Physical Properties of New High-strength Lithium-disilicate Press Ceramics

Objectives: The purpose of this study was to explore the relationship between bending strength and crystallographic structure of new high-strength lithium-disilicate (LDS) press ceramics. High-strength press ceramics are very useful materials in clinical restorative situation due to their aesthetics and biological compatibility. However, detailed mechanism for high-strength has not been analyzed sufficiently. Therefore we conducted a study to analyze the mechanism for high-strength and to understand the characteristics of high-strength press ceramics.
Methods: Test materials were “MGCPSZAD05” (GCPS05, prototype high-strength LDS press ceramics, GC), “e.max Press” (EM, LDS press ceramics, Ivoclar Vivadent), “Vintage LD Press” (VP, LDS press ceramics, Shofu) and “initial PC” (IP, conventional feldspathic porcelain, GC). Specimens were prepared using dedicated investment material following manufacturer instructions. Biaxial bending test was conducted according to ISO 6872:2008 “Dentistry - Ceramic materials”. After biaxial bending test, we observed specimen’s surface with SEM and conducted XRD measurement to analyze crystal structure of each material.
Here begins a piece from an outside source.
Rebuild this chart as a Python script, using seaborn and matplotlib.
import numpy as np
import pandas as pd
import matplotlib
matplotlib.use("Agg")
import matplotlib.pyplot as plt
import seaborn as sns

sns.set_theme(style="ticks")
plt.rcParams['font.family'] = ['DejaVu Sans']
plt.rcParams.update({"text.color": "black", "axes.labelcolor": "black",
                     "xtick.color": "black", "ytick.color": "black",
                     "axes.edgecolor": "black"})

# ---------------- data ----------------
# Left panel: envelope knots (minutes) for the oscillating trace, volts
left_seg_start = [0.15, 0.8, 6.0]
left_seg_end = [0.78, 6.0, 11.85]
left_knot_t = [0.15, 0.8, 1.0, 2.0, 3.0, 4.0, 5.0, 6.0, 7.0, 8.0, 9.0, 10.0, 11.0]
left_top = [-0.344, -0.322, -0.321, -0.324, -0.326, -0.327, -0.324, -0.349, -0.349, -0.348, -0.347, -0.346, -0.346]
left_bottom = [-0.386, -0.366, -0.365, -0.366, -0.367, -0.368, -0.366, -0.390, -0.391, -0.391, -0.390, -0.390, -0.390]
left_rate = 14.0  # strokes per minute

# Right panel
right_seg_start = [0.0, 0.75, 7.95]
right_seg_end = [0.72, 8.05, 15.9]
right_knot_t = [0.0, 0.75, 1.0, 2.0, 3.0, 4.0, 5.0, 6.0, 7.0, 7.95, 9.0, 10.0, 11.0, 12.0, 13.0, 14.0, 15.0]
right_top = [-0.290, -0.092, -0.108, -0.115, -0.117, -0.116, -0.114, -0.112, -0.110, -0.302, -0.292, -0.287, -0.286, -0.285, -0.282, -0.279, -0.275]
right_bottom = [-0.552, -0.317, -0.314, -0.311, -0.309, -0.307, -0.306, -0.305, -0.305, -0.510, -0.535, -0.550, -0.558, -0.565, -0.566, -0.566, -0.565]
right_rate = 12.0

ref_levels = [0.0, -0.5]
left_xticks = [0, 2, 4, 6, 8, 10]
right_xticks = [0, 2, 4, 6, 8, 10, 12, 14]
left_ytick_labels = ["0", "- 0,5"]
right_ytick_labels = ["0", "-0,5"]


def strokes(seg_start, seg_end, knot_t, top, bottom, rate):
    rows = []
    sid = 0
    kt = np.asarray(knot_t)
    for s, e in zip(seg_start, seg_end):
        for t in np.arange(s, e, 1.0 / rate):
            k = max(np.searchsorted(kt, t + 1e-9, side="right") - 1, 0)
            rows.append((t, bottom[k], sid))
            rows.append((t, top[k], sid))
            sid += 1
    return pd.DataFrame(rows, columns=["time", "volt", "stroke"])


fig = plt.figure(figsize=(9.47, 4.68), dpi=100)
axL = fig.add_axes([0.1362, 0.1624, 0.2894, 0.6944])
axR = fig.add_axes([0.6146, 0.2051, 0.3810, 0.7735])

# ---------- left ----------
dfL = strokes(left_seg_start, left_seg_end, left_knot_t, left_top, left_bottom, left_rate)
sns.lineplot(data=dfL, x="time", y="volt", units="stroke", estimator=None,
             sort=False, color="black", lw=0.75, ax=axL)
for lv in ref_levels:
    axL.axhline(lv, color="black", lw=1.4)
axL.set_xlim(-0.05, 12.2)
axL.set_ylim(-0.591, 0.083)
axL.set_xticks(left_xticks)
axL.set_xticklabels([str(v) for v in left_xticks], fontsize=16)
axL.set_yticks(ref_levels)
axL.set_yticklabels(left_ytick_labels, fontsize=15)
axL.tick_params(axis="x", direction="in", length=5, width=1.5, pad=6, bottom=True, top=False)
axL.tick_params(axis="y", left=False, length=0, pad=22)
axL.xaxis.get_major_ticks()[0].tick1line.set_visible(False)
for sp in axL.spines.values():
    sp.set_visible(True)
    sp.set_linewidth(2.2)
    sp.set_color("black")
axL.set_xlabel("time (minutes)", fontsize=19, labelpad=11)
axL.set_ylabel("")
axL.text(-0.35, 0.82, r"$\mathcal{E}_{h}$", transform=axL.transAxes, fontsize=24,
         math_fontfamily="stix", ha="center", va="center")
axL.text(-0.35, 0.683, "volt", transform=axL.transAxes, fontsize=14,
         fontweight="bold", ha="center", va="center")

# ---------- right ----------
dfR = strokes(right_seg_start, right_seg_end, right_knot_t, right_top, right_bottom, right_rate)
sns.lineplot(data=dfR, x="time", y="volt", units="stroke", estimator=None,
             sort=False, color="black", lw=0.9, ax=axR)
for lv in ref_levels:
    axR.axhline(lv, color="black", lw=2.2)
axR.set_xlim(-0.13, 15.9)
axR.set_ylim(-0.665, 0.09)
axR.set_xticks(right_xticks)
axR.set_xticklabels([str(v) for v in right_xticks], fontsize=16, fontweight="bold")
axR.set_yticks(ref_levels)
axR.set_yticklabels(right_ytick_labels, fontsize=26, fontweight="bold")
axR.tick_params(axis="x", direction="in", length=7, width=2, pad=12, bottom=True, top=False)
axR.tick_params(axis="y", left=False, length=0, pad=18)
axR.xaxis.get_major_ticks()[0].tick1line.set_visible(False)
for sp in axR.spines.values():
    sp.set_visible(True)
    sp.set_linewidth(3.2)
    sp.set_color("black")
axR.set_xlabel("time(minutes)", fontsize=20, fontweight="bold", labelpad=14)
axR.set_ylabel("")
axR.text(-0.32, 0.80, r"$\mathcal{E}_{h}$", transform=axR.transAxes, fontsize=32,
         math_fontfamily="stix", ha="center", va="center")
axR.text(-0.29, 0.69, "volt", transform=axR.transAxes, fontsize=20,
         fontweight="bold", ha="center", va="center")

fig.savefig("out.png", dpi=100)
Results: BBS of “GCPS05” was significantly higher than “IP”, equal to “EM” and higher than “VP” (Means followed by same letter are not significantly different by Tukey’s test after one-way ANOVA, p<0.001). SEM observation demonstrated high levels of fine columnar crystals existing in LDS press ceramics. Crystal size was different for each product. XRD measurement revealed fine columnar crystal is LDS. GCPS05 and VP included only LDS. EM included not only LDS but also LMS (lithium-metasilicate).
Conclusions: Even if the kind of crystal is same, BBS may be different. It is thought that BBS is influenced by volume of crystal. Regarding GCPS05, it is suggested that as a result of having reduced columnar crystal size LDS, crystal structure is highly dense, and may be one factor creating high BBS greater than 450MPa.